_Work to complete_
Report how many lines of the entries below contain the word "script", and nothing more.

::: Supplied records :::

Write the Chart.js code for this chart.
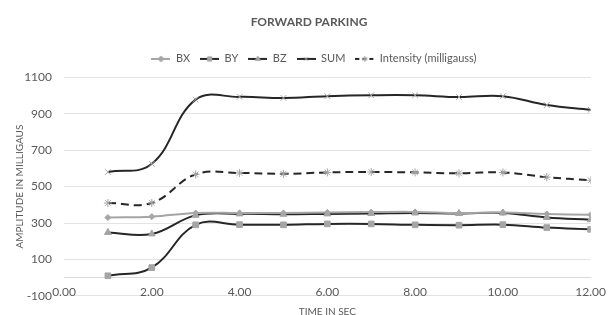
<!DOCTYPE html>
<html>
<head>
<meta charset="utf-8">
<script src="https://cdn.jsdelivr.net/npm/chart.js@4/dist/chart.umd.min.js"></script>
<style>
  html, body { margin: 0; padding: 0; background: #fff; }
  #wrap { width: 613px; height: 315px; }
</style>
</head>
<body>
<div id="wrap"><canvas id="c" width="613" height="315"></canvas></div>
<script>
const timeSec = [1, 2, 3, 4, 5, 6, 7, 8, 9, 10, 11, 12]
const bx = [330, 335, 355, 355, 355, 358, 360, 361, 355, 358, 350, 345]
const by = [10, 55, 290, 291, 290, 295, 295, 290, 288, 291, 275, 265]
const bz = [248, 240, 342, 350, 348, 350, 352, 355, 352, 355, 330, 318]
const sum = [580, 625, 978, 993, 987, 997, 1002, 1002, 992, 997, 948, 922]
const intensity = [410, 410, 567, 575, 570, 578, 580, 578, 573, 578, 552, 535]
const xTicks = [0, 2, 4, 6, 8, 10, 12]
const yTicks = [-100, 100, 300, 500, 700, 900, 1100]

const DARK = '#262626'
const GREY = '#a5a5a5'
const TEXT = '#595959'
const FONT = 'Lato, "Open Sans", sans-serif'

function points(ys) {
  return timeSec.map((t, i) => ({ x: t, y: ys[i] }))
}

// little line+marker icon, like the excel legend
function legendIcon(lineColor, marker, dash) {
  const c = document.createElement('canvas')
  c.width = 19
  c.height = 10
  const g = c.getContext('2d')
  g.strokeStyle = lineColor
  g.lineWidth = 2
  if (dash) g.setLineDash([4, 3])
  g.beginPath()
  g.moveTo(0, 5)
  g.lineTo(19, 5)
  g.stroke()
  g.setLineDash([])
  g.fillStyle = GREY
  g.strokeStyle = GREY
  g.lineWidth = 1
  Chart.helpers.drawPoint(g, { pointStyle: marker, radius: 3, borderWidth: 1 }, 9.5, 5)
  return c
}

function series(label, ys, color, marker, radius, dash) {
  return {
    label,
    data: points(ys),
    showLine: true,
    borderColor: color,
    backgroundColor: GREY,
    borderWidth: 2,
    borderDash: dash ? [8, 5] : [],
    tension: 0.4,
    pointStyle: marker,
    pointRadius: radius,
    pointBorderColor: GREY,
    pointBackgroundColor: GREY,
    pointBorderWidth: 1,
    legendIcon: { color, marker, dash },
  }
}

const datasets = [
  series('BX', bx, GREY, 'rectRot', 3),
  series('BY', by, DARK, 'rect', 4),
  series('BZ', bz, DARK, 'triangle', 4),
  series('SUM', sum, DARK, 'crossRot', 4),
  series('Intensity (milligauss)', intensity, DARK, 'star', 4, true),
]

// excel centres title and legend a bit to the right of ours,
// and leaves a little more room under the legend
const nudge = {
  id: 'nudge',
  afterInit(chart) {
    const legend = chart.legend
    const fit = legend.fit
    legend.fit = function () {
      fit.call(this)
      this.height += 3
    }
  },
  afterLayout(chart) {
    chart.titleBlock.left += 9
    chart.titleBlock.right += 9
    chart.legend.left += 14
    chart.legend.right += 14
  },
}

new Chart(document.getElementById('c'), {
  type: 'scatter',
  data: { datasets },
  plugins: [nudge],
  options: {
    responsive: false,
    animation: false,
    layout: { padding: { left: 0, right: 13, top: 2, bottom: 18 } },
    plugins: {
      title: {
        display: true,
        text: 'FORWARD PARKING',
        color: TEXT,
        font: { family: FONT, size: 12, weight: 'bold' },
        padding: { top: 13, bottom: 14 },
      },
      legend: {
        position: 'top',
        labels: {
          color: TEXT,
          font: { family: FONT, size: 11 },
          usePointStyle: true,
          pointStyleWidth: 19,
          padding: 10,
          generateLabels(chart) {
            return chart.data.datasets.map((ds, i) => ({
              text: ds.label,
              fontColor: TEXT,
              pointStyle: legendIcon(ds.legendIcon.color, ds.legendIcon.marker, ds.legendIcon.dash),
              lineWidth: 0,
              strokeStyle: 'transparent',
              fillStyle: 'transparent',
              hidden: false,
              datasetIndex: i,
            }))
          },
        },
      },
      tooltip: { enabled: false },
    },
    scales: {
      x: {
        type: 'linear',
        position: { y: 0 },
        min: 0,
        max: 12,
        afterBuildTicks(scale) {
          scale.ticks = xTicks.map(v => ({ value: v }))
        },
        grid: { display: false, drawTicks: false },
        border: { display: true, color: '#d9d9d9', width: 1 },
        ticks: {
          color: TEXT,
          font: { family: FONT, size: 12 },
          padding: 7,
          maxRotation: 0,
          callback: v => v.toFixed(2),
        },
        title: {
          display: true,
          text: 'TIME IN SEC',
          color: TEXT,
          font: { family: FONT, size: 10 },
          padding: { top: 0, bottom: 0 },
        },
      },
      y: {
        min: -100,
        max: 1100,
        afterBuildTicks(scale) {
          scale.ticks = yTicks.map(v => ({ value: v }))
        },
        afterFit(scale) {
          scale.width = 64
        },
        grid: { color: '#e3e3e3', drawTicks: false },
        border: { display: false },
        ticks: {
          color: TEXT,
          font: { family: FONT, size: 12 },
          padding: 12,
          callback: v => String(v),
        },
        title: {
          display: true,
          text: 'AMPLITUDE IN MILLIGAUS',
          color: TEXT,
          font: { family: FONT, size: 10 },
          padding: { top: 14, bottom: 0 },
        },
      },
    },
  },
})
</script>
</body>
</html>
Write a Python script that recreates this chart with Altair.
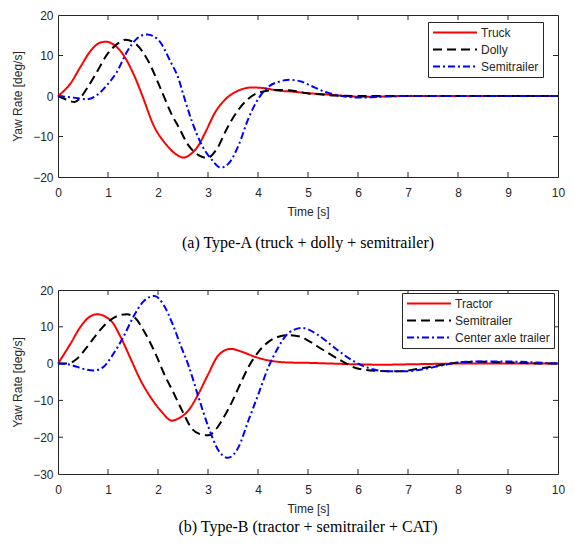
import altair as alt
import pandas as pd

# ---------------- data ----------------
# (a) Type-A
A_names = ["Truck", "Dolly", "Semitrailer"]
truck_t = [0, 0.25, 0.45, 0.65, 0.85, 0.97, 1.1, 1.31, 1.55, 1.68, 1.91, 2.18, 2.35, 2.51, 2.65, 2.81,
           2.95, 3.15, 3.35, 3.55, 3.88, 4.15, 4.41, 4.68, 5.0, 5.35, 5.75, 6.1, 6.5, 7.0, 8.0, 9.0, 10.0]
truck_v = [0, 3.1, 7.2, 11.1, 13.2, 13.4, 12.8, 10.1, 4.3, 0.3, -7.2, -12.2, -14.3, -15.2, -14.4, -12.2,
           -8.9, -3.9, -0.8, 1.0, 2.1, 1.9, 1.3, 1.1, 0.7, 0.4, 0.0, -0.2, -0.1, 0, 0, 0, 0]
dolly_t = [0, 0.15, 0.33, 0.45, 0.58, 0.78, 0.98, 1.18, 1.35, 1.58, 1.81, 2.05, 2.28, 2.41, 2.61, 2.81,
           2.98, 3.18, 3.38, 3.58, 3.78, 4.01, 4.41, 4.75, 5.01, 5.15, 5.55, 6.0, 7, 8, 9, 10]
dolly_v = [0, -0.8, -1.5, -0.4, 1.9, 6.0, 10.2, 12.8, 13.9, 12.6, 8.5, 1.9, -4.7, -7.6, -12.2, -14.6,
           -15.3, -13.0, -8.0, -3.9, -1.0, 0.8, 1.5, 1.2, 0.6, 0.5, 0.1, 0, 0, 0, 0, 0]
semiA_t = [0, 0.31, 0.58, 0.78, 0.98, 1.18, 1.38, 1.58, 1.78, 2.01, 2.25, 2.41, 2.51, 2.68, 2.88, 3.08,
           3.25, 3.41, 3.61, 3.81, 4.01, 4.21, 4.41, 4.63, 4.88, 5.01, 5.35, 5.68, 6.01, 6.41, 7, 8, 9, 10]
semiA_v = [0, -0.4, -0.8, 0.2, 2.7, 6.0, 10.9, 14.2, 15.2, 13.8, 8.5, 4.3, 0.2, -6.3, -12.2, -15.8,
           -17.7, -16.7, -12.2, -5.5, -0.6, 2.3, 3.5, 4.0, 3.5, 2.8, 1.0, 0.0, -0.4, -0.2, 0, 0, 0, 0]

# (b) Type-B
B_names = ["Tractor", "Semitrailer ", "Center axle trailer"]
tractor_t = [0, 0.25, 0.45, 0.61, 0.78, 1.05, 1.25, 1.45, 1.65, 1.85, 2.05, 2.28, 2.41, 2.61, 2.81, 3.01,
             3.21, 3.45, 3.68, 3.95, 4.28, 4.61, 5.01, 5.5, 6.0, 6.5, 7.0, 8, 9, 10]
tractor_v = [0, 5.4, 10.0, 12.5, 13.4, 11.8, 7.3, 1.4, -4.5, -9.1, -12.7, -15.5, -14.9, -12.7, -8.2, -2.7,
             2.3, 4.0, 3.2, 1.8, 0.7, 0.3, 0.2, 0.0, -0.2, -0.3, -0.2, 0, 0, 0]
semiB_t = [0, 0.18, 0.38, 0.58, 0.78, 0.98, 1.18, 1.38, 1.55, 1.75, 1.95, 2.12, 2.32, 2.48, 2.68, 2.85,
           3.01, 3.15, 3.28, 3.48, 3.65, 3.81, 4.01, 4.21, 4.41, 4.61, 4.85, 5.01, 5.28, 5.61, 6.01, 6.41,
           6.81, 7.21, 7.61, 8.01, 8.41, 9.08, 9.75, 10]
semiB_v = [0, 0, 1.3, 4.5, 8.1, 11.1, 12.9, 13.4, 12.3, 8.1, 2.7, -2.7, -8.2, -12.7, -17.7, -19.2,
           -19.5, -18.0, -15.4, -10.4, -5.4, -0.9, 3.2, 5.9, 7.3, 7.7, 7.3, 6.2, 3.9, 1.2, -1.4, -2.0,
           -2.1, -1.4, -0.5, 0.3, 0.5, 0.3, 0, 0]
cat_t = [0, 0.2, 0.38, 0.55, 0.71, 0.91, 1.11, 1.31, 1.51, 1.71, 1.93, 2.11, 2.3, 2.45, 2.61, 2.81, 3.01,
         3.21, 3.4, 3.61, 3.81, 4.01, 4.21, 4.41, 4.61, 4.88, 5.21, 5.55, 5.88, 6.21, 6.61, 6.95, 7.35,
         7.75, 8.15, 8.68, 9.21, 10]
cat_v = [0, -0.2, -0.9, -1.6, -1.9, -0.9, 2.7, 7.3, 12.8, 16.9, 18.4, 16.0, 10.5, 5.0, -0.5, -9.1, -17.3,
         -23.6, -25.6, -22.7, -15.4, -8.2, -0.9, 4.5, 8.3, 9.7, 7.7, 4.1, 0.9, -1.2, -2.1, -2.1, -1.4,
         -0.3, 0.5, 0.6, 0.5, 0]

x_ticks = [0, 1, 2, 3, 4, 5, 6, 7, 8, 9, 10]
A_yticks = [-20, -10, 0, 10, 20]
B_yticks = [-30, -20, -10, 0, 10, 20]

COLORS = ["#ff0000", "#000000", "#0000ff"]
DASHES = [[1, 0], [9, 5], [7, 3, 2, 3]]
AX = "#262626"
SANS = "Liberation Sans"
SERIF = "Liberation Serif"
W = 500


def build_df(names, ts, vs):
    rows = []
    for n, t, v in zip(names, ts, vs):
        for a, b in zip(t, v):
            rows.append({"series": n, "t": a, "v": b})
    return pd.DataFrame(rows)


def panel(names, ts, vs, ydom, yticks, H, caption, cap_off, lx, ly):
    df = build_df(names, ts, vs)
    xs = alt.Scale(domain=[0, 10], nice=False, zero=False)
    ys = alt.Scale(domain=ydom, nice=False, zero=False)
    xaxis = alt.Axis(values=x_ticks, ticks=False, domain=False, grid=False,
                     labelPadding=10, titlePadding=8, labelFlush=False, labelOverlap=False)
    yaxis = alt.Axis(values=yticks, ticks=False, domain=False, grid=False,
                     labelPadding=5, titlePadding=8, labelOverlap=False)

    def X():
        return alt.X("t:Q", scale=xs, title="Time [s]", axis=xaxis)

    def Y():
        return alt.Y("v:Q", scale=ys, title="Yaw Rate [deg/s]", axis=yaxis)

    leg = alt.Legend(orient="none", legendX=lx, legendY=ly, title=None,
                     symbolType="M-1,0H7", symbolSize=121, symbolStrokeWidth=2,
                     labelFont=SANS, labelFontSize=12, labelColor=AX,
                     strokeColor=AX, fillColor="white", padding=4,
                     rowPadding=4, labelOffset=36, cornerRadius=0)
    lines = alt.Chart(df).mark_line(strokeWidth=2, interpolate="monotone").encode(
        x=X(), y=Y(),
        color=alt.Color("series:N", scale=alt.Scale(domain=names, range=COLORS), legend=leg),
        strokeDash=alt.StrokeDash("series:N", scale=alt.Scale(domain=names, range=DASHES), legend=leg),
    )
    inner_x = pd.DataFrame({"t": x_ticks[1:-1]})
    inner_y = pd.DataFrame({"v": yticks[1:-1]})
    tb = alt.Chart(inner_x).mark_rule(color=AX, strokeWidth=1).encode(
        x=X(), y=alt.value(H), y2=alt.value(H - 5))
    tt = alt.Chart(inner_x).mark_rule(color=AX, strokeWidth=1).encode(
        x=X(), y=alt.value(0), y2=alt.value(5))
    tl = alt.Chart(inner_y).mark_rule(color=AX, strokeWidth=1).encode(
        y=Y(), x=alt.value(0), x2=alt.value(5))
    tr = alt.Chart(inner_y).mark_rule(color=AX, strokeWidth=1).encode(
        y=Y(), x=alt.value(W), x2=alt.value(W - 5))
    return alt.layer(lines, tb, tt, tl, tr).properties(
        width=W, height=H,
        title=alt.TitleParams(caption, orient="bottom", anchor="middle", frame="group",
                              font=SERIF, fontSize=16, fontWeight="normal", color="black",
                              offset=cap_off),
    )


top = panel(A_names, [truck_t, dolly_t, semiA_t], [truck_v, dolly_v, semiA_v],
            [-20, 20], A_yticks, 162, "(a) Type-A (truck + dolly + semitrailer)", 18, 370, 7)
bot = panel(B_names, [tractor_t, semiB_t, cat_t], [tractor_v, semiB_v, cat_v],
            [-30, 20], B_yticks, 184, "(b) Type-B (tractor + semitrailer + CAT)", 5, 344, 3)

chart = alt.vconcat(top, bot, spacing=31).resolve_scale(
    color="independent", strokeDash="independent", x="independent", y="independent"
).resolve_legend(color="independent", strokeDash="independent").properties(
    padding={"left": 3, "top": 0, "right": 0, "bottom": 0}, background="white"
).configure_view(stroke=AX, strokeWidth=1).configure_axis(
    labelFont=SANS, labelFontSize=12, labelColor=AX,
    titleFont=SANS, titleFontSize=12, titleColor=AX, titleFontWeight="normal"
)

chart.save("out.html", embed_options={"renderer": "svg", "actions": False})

:::

_Solution for this exercise_
4